The advanced CKD subgroup appears interesting since they were presumed to be most susceptible to CI-AKI and the possibility of dialysis. It is noteworthy that one previous study mentioned that CKD patients who underwent exposure to ICM during CT scans more than once per year may develop ESRD earlier in the time scale of years (Hsieh et al., 2016). However, CKD patients with concurrent usage of ESA were excluded from their study due to proposed short-interval deterioration of residual renal function. Therefore, these pre-dialysis patients are the focus of our scrutiny in determining whether the time-interval to dialysis requirement after intravenous ICM exposure shortens. The result, however, included only small numbers of patients as the median time decreased from 38 to 12 days. It was inconclusive while containing wide interquartile ranges. Further investigation is warranted to clarify whether contrast exposure truly shortened the time to dialysis requirement in advanced CKD patients.

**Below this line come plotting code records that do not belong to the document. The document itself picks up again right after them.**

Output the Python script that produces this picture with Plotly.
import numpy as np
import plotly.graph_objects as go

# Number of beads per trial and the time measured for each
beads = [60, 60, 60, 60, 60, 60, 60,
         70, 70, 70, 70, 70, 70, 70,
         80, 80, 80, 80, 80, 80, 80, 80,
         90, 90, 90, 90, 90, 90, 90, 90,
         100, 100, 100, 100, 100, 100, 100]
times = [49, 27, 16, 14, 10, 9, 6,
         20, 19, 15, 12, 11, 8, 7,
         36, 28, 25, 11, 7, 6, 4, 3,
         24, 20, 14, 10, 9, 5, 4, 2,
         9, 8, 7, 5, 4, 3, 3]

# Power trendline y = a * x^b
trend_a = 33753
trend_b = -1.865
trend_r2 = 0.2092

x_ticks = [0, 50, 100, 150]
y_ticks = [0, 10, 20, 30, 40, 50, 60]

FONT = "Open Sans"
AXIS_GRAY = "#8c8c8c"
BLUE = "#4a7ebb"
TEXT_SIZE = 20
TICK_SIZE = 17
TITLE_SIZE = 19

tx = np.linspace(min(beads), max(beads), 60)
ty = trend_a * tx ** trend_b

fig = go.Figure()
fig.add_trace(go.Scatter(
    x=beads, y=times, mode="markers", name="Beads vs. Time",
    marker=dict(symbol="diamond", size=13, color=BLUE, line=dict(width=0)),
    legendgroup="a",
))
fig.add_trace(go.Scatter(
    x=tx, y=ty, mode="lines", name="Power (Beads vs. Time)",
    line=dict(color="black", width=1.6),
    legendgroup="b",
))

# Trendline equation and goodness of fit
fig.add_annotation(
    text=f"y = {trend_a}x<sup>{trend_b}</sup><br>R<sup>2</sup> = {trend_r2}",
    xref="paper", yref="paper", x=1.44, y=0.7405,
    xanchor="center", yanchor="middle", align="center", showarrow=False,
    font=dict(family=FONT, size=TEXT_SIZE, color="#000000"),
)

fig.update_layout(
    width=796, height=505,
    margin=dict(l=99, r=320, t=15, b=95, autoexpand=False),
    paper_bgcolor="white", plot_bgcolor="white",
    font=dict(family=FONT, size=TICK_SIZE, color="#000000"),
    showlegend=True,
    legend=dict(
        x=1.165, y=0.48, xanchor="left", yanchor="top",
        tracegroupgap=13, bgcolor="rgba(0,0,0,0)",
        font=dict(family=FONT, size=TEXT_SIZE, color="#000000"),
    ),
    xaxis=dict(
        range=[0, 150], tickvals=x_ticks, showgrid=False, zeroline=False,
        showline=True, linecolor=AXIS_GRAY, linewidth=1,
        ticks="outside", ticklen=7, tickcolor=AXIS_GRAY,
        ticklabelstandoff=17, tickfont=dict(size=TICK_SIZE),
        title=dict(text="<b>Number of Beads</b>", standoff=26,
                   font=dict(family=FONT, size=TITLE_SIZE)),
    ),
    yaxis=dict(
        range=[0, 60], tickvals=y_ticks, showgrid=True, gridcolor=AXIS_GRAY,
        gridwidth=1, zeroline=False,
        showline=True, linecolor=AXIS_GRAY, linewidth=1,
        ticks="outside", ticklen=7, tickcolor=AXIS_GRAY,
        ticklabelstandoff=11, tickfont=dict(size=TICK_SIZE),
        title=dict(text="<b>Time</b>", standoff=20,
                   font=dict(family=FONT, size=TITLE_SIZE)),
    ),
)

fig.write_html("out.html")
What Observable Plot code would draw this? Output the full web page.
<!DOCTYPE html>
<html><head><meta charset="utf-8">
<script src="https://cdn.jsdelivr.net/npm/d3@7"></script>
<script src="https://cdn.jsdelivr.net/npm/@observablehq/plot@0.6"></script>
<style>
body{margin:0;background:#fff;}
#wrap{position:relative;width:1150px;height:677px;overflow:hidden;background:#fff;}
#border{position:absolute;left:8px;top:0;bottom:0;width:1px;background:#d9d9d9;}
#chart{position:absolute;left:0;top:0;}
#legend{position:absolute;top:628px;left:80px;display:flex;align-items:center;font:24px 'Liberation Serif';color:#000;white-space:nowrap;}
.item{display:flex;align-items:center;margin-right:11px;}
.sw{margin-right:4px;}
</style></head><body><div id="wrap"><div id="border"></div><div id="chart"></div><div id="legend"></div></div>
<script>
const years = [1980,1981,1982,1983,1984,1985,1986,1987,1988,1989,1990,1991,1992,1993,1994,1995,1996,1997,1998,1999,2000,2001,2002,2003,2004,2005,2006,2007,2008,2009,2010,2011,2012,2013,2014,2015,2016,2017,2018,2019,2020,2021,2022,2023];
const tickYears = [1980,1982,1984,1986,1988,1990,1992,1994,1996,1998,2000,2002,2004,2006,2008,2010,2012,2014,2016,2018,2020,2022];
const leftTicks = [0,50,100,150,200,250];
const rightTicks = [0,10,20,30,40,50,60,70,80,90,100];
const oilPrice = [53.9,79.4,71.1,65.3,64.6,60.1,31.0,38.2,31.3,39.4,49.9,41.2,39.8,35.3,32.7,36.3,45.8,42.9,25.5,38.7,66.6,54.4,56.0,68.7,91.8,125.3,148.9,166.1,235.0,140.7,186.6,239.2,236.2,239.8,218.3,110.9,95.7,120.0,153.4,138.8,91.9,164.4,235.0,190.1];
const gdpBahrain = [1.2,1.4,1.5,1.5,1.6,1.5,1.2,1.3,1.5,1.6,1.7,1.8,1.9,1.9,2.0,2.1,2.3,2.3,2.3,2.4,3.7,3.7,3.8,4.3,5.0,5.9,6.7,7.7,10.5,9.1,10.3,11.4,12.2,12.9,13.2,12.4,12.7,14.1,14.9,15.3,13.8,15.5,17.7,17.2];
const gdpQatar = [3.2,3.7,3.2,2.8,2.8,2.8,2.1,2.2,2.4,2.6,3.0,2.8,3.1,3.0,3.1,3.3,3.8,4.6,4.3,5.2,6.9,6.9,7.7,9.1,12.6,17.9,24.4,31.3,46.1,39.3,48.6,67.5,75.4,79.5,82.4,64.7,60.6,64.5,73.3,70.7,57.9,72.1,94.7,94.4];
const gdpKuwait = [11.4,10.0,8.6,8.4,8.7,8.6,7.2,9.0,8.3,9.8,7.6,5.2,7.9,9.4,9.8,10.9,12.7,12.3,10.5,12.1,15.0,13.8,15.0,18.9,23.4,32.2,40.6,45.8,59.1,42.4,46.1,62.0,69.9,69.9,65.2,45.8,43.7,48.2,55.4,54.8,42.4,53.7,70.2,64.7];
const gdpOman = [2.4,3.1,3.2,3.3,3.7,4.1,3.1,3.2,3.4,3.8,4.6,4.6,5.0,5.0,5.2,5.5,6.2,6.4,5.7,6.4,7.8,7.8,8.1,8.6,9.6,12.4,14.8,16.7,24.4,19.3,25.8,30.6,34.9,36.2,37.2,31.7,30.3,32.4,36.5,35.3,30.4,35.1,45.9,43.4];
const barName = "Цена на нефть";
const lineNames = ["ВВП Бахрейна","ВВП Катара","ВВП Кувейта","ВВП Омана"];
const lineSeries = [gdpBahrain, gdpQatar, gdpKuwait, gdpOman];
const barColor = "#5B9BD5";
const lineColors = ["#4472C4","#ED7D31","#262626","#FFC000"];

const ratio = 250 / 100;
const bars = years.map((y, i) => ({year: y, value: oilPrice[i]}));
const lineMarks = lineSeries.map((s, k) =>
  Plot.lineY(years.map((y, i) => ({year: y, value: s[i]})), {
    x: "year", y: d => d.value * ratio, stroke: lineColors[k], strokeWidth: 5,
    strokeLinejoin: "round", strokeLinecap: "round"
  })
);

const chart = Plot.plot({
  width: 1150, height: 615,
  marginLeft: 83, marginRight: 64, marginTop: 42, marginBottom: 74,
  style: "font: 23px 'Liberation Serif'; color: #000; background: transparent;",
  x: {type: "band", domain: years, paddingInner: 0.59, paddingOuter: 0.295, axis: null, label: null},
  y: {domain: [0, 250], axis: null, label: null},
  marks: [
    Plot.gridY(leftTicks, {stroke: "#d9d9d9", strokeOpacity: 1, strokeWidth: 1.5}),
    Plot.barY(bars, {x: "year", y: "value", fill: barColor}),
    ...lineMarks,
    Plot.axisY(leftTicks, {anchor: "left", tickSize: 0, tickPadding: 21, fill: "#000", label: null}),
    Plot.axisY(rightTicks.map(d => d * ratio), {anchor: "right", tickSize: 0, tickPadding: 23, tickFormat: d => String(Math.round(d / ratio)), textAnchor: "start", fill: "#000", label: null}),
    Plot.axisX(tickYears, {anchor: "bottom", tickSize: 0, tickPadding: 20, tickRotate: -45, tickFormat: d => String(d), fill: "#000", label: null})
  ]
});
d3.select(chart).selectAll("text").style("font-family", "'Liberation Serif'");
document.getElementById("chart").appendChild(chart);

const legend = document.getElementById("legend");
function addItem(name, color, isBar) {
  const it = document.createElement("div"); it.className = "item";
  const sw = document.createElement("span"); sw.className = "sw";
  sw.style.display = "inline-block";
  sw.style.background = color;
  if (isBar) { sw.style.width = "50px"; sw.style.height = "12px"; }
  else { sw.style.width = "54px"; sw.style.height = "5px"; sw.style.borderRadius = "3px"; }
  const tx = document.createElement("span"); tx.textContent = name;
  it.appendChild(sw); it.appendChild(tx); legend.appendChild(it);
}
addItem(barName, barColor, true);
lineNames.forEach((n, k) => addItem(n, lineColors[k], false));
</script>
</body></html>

This is the first national database study to describe CKD patients receiving CT with ICM is not associated with higher risk of dialysis in the short-term. The advantage of this study is the conduction of a nation-wide population-based design to minimize potential single institution related biases. Whether the risk of CI-AKI varies among different races remains unclear (Chawla et al., 2017; Powell et al., 2018), yet there are no previous articles aimed specifically at Asians before this current study. In addition, it is unknown if CKD patients identified from administrative data can be viewed as a risk factor in terms of dialysis requirement within 30 days before our present study.

Considering that the information was extracted from a national research database, the cohort size appeared smaller than expected; but it was also a result of our rigorous selection criteria. Even if, our results offered valuable information in clinical practice. Although the relatively small cohort size may decrease the statistical power and increase the risk of a false negative result, our case numbers of dialysis events to be analyzed were larger than previous comparable studies showing the same results (McDonald et al., 2014, 2015).

This study still has several other limitations. The recognition of diagnoses including CKD and comorbid conditions were based on ICD-9-CM diagnostic codes, and cases of mis-registration cannot be excluded. The indications for CT scans were unknown, and acute medical illnesses were also not analyzed due to database restrictions. Details on the volume and specific ICM injected were not retrievable in our dataset, but the majority of ICM used were LOCM among routine clinical practice in Taiwan. HOCM has now become obsolete, and IOCM is rarely used. There is no sufficient evidence to suggest a significant CI-AKI risk difference between LOCM and IOCM (Eng et al., 2016), and our results will unlikely change when considering that few patients actually received IOCM. And lastly, this is a retrospective cohort study, which inevitably contains biases inherently related to the study design. For further investigation, a well-designed prospective cohort study in CKD patients comparing those receiving CT with or without ICM can be conducted. The type and volume of ICM, acute medical conditions, nephrotoxic medications, and preventive measurements should be controlled. Novel biomarkers to predict CI-AKI and dialysis therapy requirement could also be studied in the future.


In our population-based study, the percentage of CKD patients who require dialysis within 30 days of undergoing contrast enhanced CT scans is 4.1%, a lower incidence compared with subjects who receive non-contrast enhanced scans. However, no statistically significant difference is observed after adjustments are made for other baseline conditions. Patients with CKD identified via the application of administrative data, therefore, do not appear to be at risk of dialysis within 30 days after CT with ICM studies.